=== TASK INSTRUCTIONS ===
Without the pictures, can you quote each line below exactly?

Source code of charts
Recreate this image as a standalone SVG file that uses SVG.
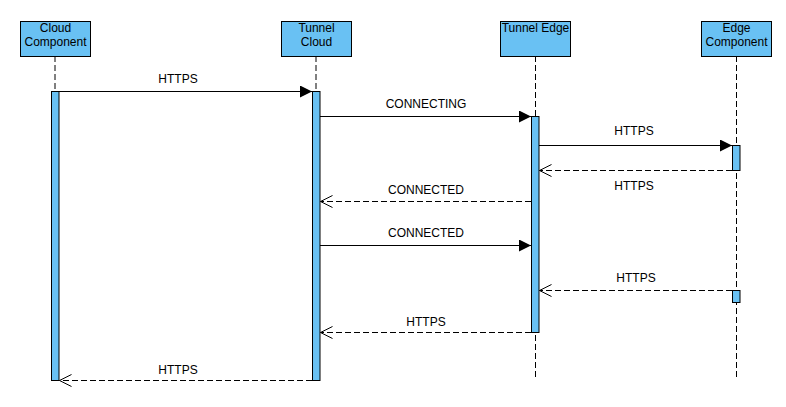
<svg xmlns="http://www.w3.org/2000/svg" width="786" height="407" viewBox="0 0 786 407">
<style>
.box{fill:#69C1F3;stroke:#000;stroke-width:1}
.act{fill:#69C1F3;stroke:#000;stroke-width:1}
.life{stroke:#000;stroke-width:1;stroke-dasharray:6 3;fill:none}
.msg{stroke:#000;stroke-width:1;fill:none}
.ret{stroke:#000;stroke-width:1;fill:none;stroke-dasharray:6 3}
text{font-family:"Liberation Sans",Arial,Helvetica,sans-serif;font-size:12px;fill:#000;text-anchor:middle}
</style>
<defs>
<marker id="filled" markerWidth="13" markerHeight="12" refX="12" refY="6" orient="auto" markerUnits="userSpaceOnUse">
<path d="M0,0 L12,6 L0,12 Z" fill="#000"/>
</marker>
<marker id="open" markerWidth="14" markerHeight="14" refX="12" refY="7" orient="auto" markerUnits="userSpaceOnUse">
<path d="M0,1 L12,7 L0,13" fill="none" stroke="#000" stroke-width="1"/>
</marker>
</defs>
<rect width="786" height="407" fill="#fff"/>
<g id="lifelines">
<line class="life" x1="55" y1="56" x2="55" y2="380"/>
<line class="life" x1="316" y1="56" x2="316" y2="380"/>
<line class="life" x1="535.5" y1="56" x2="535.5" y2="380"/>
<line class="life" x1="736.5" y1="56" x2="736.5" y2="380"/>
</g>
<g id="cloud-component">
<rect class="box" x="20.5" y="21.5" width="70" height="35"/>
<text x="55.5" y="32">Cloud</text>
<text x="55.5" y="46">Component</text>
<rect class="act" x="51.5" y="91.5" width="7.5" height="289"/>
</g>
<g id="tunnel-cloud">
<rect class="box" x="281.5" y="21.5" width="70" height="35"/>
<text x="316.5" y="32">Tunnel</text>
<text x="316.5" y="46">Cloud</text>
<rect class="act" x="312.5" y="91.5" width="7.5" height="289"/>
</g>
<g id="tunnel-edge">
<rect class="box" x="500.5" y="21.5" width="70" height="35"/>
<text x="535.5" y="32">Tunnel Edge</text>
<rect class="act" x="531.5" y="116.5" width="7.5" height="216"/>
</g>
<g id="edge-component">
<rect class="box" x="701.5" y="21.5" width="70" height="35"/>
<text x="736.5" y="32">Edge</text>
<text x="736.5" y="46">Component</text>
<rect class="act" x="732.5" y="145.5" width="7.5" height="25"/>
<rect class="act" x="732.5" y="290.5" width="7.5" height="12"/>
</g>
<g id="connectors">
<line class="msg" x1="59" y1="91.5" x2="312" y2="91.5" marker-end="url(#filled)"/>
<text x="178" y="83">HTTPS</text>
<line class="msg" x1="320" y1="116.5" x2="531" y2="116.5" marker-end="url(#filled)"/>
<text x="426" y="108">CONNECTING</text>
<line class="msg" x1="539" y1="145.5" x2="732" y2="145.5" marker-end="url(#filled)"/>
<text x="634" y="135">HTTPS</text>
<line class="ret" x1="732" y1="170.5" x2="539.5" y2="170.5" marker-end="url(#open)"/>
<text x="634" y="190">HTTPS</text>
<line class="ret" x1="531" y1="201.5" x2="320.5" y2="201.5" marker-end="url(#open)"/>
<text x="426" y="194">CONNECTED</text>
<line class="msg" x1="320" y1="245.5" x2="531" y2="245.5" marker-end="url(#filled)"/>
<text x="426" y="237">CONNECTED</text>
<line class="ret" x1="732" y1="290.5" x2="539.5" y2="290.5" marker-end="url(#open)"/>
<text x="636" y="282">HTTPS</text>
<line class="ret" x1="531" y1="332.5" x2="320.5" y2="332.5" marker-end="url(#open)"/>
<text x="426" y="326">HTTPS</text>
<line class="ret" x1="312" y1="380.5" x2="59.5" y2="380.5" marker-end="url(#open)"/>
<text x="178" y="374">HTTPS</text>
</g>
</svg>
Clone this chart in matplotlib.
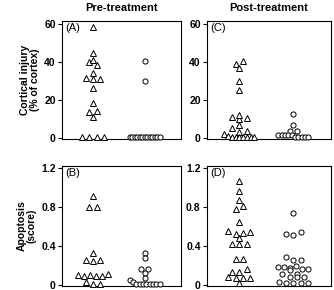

=== THE ANSWER ===
Recreate this image as a standalone SVG file that uses SVG.
<svg xmlns="http://www.w3.org/2000/svg" width="786" height="407" viewBox="0 0 786 407">
<style>
.box{fill:#69C1F3;stroke:#000;stroke-width:1}
.act{fill:#69C1F3;stroke:#000;stroke-width:1}
.life{stroke:#000;stroke-width:1;stroke-dasharray:6 3;fill:none}
.msg{stroke:#000;stroke-width:1;fill:none}
.ret{stroke:#000;stroke-width:1;fill:none;stroke-dasharray:6 3}
text{font-family:"Liberation Sans",Arial,Helvetica,sans-serif;font-size:12px;fill:#000;text-anchor:middle}
</style>
<defs>
<marker id="filled" markerWidth="13" markerHeight="12" refX="12" refY="6" orient="auto" markerUnits="userSpaceOnUse">
<path d="M0,0 L12,6 L0,12 Z" fill="#000"/>
</marker>
<marker id="open" markerWidth="14" markerHeight="14" refX="12" refY="7" orient="auto" markerUnits="userSpaceOnUse">
<path d="M0,1 L12,7 L0,13" fill="none" stroke="#000" stroke-width="1"/>
</marker>
</defs>
<rect width="786" height="407" fill="#fff"/>
<g id="lifelines">
<line class="life" x1="55" y1="56" x2="55" y2="380"/>
<line class="life" x1="316" y1="56" x2="316" y2="380"/>
<line class="life" x1="535.5" y1="56" x2="535.5" y2="380"/>
<line class="life" x1="736.5" y1="56" x2="736.5" y2="380"/>
</g>
<g id="cloud-component">
<rect class="box" x="20.5" y="21.5" width="70" height="35"/>
<text x="55.5" y="32">Cloud</text>
<text x="55.5" y="46">Component</text>
<rect class="act" x="51.5" y="91.5" width="7.5" height="289"/>
</g>
<g id="tunnel-cloud">
<rect class="box" x="281.5" y="21.5" width="70" height="35"/>
<text x="316.5" y="32">Tunnel</text>
<text x="316.5" y="46">Cloud</text>
<rect class="act" x="312.5" y="91.5" width="7.5" height="289"/>
</g>
<g id="tunnel-edge">
<rect class="box" x="500.5" y="21.5" width="70" height="35"/>
<text x="535.5" y="32">Tunnel Edge</text>
<rect class="act" x="531.5" y="116.5" width="7.5" height="216"/>
</g>
<g id="edge-component">
<rect class="box" x="701.5" y="21.5" width="70" height="35"/>
<text x="736.5" y="32">Edge</text>
<text x="736.5" y="46">Component</text>
<rect class="act" x="732.5" y="145.5" width="7.5" height="25"/>
<rect class="act" x="732.5" y="290.5" width="7.5" height="12"/>
</g>
<g id="connectors">
<line class="msg" x1="59" y1="91.5" x2="312" y2="91.5" marker-end="url(#filled)"/>
<text x="178" y="83">HTTPS</text>
<line class="msg" x1="320" y1="116.5" x2="531" y2="116.5" marker-end="url(#filled)"/>
<text x="426" y="108">CONNECTING</text>
<line class="msg" x1="539" y1="145.5" x2="732" y2="145.5" marker-end="url(#filled)"/>
<text x="634" y="135">HTTPS</text>
<line class="ret" x1="732" y1="170.5" x2="539.5" y2="170.5" marker-end="url(#open)"/>
<text x="634" y="190">HTTPS</text>
<line class="ret" x1="531" y1="201.5" x2="320.5" y2="201.5" marker-end="url(#open)"/>
<text x="426" y="194">CONNECTED</text>
<line class="msg" x1="320" y1="245.5" x2="531" y2="245.5" marker-end="url(#filled)"/>
<text x="426" y="237">CONNECTED</text>
<line class="ret" x1="732" y1="290.5" x2="539.5" y2="290.5" marker-end="url(#open)"/>
<text x="636" y="282">HTTPS</text>
<line class="ret" x1="531" y1="332.5" x2="320.5" y2="332.5" marker-end="url(#open)"/>
<text x="426" y="326">HTTPS</text>
<line class="ret" x1="312" y1="380.5" x2="59.5" y2="380.5" marker-end="url(#open)"/>
<text x="178" y="374">HTTPS</text>
</g>
</svg>
Clone this chart in matplotlib.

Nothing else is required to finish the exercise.